J’aime sa forme incurvée de bois blond patiné. Douce, accueillante, elle est parfaitement adaptée à son usage : rassembler le beurre dans la baratte et l’en extraire avant de former la motte et de la presser dans son moule.
Combien de fois ai-je aidé ma grand-mère à actionner la machine installée dans la grange ? J’étais fascinée par ce lait crémeux à peine sorti du pis qui tournait au jaune après quelques coups de manivelle. En sortait un beurre délicieux à lécher d’un doigt ou à tartiner sur des tranches de pain plus larges que les battoirs du grand-père. Le fin du fin : un saupoudrage de chocolat à moustaches par-dessus.« Onctueux », je me souviens du mot, aussi accordé à ce qu’il désignait que la cuiller à sa baratte. Je ne connaissais pas à l’époque l’appellation « lait ribot », juste le « petit lait » qui devait bien posséder son équivalent en breton. Ce babeurre accompagnait les galettes de blé noir, autre rituel hebdomadaire.
Chez mes parents, c’est moi qui avalais les kilomètres à pied pour acheter la motte de la semaine dans une ferme des environs. Chacune possédait sa forme en bois à l’ovale rainuré,ornée au centre de sa marque distinctive: une fleur, une rosace, une vache…
Un tel beurre ne se fait plus, excepté dans les rares fêtes de village où des paysans motivés recréent les activités d’autrefois. Le délice fabriqué à cette occasion s’arrache comme les petits pains qui vont avec.
Cette cuiller à beurre a longtemps servi de décor dans la salle à manger de mes parents. Elle se repose aujourd’hui chez moi, sans autre motif que sa beauté. La machine en métal a, quant à elle, disparu dans le grand remembrement de la modernité. J’ai conservé cependant une baratte en grès sans savoir si elle lui appartenait. Plus probablement venait-elle de mon autre grand-mère, moins outillée. Cette jarre, qui a perdu sa partie en bois, est l’une des rares survivantes de son époque, tous les objets en terre cuite ayant fini en tessons dans le poulailler : pots, bouteillons, chaufferettes… Le progrès des années 60 faisait table rase des « vieilleries ».

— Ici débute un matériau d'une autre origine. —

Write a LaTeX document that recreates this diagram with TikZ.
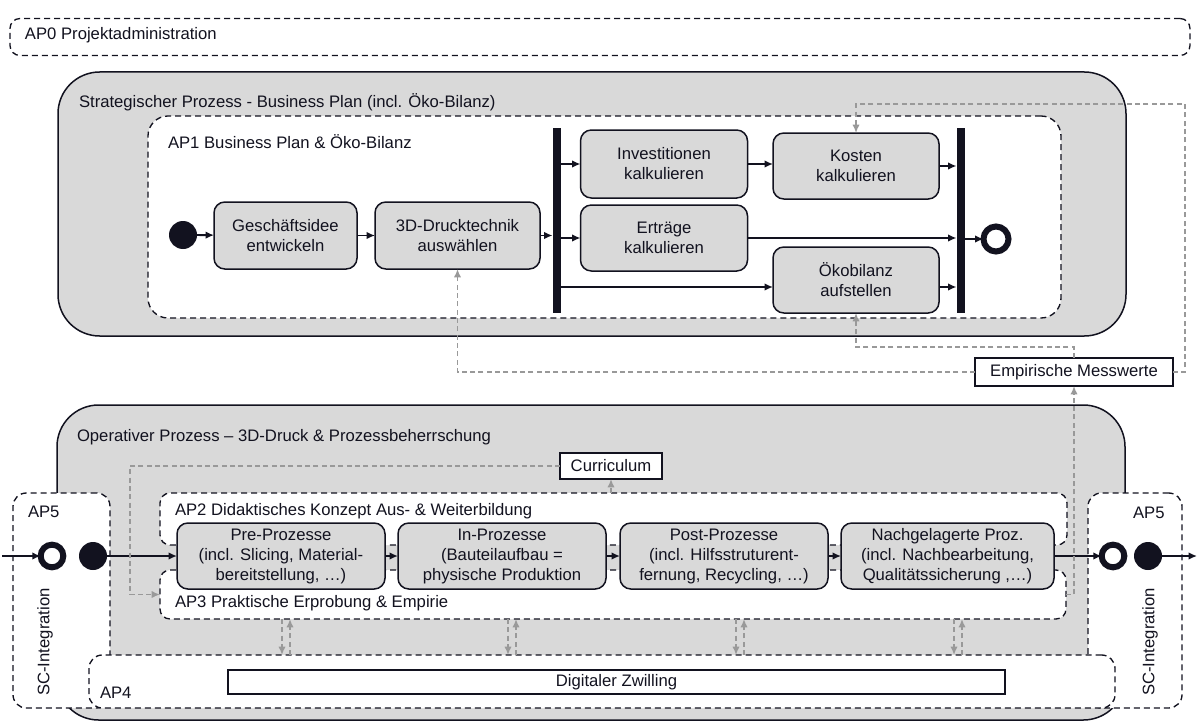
\documentclass[tikz,border=0pt]{standalone}
\usepackage{fontspec}
\setmainfont{Liberation Sans}
\usetikzlibrary{arrows.meta}
\definecolor{BoxClr}{rgb}{0.85,0.85,0.85}
\definecolor{LineClr}{rgb}{0.07,0.07,0.12}
\definecolor{FbClr}{rgb}{0.6,0.6,0.6}

\begin{document}
\begin{tikzpicture}[x=0.6pt,y=-0.6pt,font=\fontsize{10}{12}\selectfont,
  every node/.style={inner sep=0pt,outer sep=0pt,text=LineClr},
  sz/.style 2 args={minimum width=#1*0.6pt,minimum height=#2*0.6pt},
  area/.style={draw=LineClr,line width=0.9pt,fill=BoxClr,rounded corners=25pt},
  wp/.style={draw=LineClr,line width=0.8pt,fill=white,dash pattern=on 3.6pt off 2.4pt,rounded corners=#1},
  proc/.style={draw=LineClr,line width=0.9pt,fill=BoxClr,rounded corners=6.5pt,align=center},
  tag/.style={draw=LineClr,line width=0.9pt,fill=white,align=center},
  bar/.style={fill=LineClr},
  startdot/.style={circle,fill=LineClr,minimum size=16.8pt},
  ring/.style={circle,draw=LineClr,line width=3.6pt,fill=white,minimum size=13.6pt},
  flow/.style={draw=LineClr,line width=1.1pt,-{Latex[length=5pt,width=4.5pt]}},
  fb/.style={draw=FbClr,line width=1pt,dash pattern=on 3pt off 2pt,-{Latex[length=5pt,width=4.4pt]}},
  lbl/.style={anchor=west}]
\useasboundingbox (0,0) rectangle (1198,724);

\node[wp=6pt,sz={1180}{37}] (ap0) at (600,37) {};
\node[lbl] (ap0t) at (25,35) {AP0 Projektadministration};

\node[area,sz={1068}{264}] (strat) at (592,204) {};
\node[lbl] (stratt) at (79,102) {Strategischer Prozess - Business Plan (incl. Öko-Bilanz)};
\node[wp=12pt,sz={913}{202}] (ap1) at (604.5,217) {};
\node[lbl] (ap1t) at (168,142) {AP1 Business Plan \& Öko-Bilanz};

\node[startdot] (start) at (183,235) {};
\node[proc,sz={143}{67}] (gesch) at (285.5,235.5) {Geschäftsidee\\entwickeln};
\node[proc,sz={165}{67}] (druck) at (457.5,235.5) {3D-Drucktechnik\\auswählen};
\node[bar,sz={8}{185}] (fork) at (556.5,220.5) {};
\node[proc,sz={167}{68}] (invest) at (664,164) {Investitionen\\kalkulieren};
\node[proc,sz={166}{66}] (kosten) at (856,166) {Kosten\\kalkulieren};
\node[proc,sz={167}{66}] (ertrag) at (664,238) {Erträge\\kalkulieren};
\node[proc,sz={166}{66}] (oeko) at (856,280) {Ökobilanz\\aufstellen};
\node[bar,sz={8}{185}] (join) at (960.5,220.5) {};
\node[ring,minimum size=15pt] (stop) at (996,239) {};

\draw[flow] (start) -- (gesch);
\draw[flow] (gesch) -- (druck);
\draw[flow] (druck.east) -- (druck.east -| fork.west);
\draw[flow] (invest.west -| fork.east) -- (invest.west);
\draw[flow] (invest.east) -- (invest.east -| kosten.west);
\draw[flow] (kosten.east) -- (kosten.east -| join.west);
\draw[flow] (ertrag.west -| fork.east) -- (ertrag.west);
\draw[flow] (ertrag.east) -- (ertrag.east -| join.west);
\draw[flow] ([yshift=-4.2pt]oeko.west -| fork.east) -- ([yshift=-4.2pt]oeko.west);
\draw[flow] ([yshift=-4.2pt]oeko.east) -- ([yshift=-4.2pt]oeko.east -| join.west);
\draw[flow] (join.east |- stop) -- (stop);

\node[tag,sz={198}{28}] (emp) at (1074,372) {Empirische Messwerte};

\node[area,sz={1068}{315}] (oper) at (591,562.5) {};
\node[lbl] (opert) at (77,437) {Operativer Prozess – 3D-Druck \& Prozessbeherrschung};
\node[tag,sz={102}{26}] (cur) at (611,466) {Curriculum};
\node[wp=6pt,sz={907}{52}] (ap2) at (613.5,519) {};
\node[lbl] (ap2t) at (175,511) {AP2 Didaktisches Konzept Aus- \& Weiterbildung};
\node[wp=6pt,sz={906}{49}] (ap3) at (613,594.5) {};
\node[lbl] (ap3t) at (175,603) {AP3 Praktische Erprobung \& Empirie};

\node[wp=8pt,sz={97}{215}] (ap5l) at (61.5,600.5) {};
\node[wp=8pt,sz={94}{215}] (ap5r) at (1135,600.5) {};
\node[lbl] (ap5lt) at (28,512) {AP5};
\node[lbl] (ap5rt) at (1133,513) {AP5};
\node[rotate=90] (scl) at (45,642) {SC-Integration};
\node[rotate=90] (scr) at (1150,642) {SC-Integration};
\node[wp=8pt,sz={1026}{53}] (ap4) at (602,681.5) {};
\node[lbl] (ap4t) at (100,693) {AP4};
\node[tag,sz={777}{24}] (twin) at (616.5,682) {Digitaler Zwilling};

\node[ring] (inring) at (52,556) {};
\node[startdot] (indot) at (93,556) {};
\node[ring] (outring) at (1113,556) {};
\node[startdot] (outdot) at (1148,556) {};
\coordinate (inl) at (2,556);
\coordinate (outr) at (1197,556);

\node[proc,sz={208}{66}] (pre) at (281,556) {Pre-Prozesse\\(incl. Slicing, Material-\\bereitstellung, …)};
\node[proc,sz={208}{66}] (inp) at (502,556) {In-Prozesse\\(Bauteilaufbau =\\physische Produktion};
\node[proc,sz={208}{66}] (post) at (724,556) {Post-Prozesse\\(incl. Hilfsstruturent-\\fernung, Recycling, …)};
\node[proc,sz={213}{66}] (nach) at (947.5,556) {Nachgelagerte Proz.\\(incl. Nachbearbeitung,\\Qualitätssicherung ,…)};

\draw[flow] (inl) -- (inring);
\draw[flow] (indot) -- (pre);
\draw[flow] (pre) -- (inp);
\draw[flow] (inp) -- (post);
\draw[flow] (post) -- (nach);
\draw[flow] (nach) -- (outring);
\draw[flow] (outdot) -- (outr);

\draw[fb] (emp.west) -| (druck.south);
\draw[fb] (emp.north) -- ++(0,-11) -| (oeko.south);
\draw[fb] (emp.east) -- ++(12,0) |- ([yshift=17.4pt]kosten.north) -- (kosten.north);
\draw[fb] (ap3.east) -| (emp.south);
\draw[fb] (cur.south |- ap2.north) -- (cur.south);
\draw[fb] (cur.west) -| ([xshift=-18pt]ap3.west) -- (ap3.west);
\foreach \x in {286,512,740,958}{
  \coordinate (dl) at (\x-4,0);
  \coordinate (dr) at (\x+4,0);
  \draw[fb] (dl |- ap3.south) -- (dl |- ap4.north);
  \draw[fb] (dr |- ap4.north) -- (dr |- ap3.south);
}
\end{tikzpicture}
\end{document}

Aujourd’hui, cette baratte accueille fièrement les visiteurs au seuil de ma maison, gardienne des parapluies et des bâtons de randonnée. La cuiller ne lui tient pas rigueur de la préséance.
Merci de partager la mémoire de ces outils. Celui-ci fait remonter bien des images ! De la ferme du Petit changeons, à Avranches, où j’allais chercher le lait, au sous-sol de mon grand-père, qui ne faisait pas le beurre, mais le salait pour sa conservation en le tournant et retournant de sa grande cuiller en bois. Sans parler des crêpes dominicales…
Très joli texte à la nostalgie subtile.